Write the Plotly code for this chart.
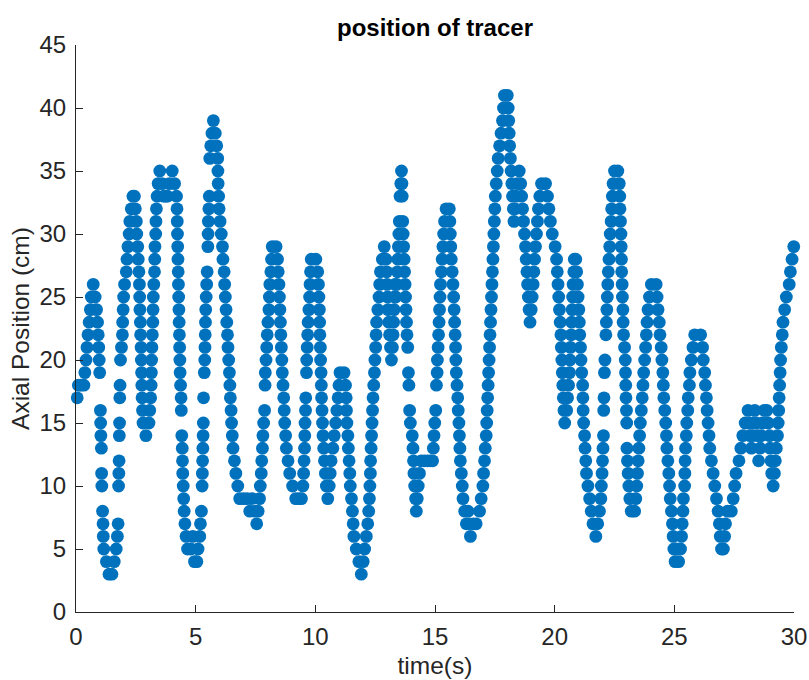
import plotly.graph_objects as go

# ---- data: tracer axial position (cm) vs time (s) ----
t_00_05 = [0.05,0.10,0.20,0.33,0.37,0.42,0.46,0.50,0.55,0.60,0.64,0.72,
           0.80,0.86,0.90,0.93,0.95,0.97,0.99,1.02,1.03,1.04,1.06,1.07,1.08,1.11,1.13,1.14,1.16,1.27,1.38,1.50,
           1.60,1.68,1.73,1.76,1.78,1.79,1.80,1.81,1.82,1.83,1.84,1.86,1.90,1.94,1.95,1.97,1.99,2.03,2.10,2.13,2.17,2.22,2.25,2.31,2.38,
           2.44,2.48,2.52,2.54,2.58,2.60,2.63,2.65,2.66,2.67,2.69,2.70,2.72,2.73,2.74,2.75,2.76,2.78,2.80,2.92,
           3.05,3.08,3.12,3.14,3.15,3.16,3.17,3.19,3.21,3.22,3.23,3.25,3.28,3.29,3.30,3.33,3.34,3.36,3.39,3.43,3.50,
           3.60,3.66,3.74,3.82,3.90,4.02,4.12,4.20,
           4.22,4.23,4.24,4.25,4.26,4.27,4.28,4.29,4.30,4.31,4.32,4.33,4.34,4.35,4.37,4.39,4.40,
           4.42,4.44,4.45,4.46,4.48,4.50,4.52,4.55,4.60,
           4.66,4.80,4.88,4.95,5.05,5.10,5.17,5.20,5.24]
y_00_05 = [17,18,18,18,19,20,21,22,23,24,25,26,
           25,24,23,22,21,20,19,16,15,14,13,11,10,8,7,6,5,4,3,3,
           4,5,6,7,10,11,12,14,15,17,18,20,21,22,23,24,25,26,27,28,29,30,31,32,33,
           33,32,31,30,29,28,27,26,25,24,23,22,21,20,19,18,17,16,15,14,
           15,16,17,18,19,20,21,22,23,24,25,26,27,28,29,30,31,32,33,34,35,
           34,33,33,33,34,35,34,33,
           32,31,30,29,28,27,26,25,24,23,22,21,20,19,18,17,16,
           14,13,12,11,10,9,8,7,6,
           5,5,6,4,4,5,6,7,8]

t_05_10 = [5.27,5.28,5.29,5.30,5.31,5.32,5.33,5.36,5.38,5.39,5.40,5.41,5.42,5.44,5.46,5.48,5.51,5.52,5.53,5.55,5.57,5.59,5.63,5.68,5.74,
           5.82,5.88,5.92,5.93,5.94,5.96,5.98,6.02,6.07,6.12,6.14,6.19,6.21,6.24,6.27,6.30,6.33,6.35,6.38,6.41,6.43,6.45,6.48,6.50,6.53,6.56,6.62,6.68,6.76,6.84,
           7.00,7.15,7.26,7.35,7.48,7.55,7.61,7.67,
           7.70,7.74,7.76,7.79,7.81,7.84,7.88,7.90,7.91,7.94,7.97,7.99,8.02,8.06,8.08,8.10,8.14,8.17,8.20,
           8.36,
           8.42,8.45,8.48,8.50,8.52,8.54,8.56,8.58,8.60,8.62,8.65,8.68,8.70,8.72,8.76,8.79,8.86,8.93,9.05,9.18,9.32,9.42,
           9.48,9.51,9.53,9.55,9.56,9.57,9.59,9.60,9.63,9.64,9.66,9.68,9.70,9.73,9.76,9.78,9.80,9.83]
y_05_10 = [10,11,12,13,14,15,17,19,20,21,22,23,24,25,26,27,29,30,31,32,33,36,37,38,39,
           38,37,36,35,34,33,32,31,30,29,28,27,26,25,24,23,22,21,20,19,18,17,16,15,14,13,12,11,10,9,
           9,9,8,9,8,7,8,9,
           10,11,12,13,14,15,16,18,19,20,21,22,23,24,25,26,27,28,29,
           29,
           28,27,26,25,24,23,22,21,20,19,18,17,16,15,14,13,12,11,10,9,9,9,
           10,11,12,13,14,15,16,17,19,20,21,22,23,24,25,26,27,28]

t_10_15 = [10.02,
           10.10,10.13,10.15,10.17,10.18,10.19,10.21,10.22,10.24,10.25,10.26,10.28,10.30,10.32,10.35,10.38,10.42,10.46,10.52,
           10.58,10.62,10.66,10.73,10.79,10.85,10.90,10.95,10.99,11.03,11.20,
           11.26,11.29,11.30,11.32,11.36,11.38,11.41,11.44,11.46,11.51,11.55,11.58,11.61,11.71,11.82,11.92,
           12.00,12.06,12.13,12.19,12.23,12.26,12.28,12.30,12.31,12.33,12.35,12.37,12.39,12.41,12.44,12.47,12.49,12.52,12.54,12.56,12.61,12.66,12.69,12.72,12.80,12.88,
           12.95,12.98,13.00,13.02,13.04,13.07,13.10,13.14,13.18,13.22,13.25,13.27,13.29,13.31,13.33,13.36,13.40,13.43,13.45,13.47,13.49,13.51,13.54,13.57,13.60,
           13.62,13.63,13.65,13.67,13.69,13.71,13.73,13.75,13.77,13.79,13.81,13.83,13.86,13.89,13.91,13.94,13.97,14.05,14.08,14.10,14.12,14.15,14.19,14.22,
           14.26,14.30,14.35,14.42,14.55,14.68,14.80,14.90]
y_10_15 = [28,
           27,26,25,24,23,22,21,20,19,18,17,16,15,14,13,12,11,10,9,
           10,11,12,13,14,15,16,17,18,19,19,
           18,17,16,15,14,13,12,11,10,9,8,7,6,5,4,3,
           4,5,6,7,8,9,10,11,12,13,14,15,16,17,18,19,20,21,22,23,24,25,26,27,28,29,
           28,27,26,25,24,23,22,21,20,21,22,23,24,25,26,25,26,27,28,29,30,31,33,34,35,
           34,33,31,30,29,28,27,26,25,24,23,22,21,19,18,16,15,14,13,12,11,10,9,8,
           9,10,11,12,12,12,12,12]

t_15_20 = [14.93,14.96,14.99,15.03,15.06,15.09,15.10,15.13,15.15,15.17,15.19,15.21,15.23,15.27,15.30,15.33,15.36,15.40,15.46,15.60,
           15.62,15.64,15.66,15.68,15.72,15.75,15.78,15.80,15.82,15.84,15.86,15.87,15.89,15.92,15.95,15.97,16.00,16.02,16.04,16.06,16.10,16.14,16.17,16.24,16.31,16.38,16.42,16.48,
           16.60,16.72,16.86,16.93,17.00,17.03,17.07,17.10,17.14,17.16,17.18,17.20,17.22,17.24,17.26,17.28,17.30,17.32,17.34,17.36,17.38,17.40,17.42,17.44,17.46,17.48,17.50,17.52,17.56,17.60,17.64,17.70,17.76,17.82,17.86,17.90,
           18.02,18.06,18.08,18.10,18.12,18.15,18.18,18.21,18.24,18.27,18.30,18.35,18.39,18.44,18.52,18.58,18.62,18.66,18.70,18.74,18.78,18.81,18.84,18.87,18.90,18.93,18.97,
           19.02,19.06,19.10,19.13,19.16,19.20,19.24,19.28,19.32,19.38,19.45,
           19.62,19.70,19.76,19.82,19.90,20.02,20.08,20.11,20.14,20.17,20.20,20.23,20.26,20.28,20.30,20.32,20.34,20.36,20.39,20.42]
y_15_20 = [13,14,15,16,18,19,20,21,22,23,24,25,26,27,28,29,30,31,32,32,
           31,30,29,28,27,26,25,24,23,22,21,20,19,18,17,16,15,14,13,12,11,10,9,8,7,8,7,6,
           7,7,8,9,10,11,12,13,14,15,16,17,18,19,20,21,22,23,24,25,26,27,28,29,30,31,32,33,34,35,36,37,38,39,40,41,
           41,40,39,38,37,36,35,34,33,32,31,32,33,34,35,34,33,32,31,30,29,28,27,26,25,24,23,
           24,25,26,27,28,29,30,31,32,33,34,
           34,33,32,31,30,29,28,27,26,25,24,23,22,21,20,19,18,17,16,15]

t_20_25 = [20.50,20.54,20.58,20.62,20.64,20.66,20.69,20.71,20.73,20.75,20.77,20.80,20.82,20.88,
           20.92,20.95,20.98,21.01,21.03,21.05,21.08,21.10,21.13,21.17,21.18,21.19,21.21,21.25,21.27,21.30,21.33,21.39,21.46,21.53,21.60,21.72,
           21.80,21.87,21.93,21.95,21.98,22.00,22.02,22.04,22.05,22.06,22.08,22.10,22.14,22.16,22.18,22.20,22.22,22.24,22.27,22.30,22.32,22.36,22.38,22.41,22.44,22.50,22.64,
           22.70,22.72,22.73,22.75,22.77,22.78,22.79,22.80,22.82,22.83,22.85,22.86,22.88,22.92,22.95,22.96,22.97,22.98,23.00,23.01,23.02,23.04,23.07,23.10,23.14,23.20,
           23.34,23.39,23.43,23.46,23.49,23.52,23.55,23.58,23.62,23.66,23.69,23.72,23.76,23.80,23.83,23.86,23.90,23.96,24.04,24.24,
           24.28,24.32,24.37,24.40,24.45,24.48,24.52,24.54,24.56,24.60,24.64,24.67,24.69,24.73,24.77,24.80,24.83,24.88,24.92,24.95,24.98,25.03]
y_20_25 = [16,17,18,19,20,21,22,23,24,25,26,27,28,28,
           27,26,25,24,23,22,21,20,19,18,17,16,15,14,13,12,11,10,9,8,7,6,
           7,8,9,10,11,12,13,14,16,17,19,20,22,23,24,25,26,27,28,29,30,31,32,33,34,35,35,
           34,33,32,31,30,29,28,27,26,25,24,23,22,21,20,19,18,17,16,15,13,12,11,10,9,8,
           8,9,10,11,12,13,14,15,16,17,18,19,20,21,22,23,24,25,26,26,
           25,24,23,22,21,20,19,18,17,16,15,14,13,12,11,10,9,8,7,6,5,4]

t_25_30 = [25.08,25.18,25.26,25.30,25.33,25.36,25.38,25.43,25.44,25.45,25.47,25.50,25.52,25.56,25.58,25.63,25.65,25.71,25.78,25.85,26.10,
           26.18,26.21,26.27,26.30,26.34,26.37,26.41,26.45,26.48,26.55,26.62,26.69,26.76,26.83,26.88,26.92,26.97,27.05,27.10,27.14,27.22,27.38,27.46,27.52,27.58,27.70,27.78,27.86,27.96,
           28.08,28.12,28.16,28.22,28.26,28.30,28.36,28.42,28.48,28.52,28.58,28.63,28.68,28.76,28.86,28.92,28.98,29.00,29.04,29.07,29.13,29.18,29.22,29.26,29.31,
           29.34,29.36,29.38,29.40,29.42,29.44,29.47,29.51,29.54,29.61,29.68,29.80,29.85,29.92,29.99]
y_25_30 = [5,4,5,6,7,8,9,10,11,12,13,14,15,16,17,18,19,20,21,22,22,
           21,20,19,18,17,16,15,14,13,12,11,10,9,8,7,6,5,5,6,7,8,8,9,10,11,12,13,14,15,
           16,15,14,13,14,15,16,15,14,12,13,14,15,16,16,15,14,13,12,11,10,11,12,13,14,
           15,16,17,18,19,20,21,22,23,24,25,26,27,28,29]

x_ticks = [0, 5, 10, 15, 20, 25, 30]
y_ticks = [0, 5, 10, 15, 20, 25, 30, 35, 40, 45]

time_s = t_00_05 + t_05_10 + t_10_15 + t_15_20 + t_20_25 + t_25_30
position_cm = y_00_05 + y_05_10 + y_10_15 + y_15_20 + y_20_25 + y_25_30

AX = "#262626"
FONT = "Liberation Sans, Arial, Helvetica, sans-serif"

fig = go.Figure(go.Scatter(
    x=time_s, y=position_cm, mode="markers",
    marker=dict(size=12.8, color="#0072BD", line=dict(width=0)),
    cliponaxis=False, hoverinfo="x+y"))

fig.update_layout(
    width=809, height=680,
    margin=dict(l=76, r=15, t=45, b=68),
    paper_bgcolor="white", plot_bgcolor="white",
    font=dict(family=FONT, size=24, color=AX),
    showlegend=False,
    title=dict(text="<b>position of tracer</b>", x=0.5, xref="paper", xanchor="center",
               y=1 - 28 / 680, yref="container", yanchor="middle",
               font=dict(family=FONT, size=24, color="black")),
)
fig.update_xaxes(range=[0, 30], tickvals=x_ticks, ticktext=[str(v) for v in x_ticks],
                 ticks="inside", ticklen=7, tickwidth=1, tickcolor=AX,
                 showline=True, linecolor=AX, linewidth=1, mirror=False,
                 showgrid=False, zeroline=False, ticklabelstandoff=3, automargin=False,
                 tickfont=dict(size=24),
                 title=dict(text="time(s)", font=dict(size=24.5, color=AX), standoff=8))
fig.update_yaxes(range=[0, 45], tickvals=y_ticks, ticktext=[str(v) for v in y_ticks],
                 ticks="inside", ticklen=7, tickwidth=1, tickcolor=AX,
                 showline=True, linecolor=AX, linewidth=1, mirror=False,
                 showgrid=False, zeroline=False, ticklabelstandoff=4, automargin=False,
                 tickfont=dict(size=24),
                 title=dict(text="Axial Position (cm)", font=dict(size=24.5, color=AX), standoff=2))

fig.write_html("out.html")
# # # # #
> Instructions for the task
Write out the lines from the start of the material to the line with "import plotly.graph_objects as go", inclusive and exactly. Skip the pictures.

> Solution to the problem
Write the Plotly code for this chart.
import plotly.graph_objects as go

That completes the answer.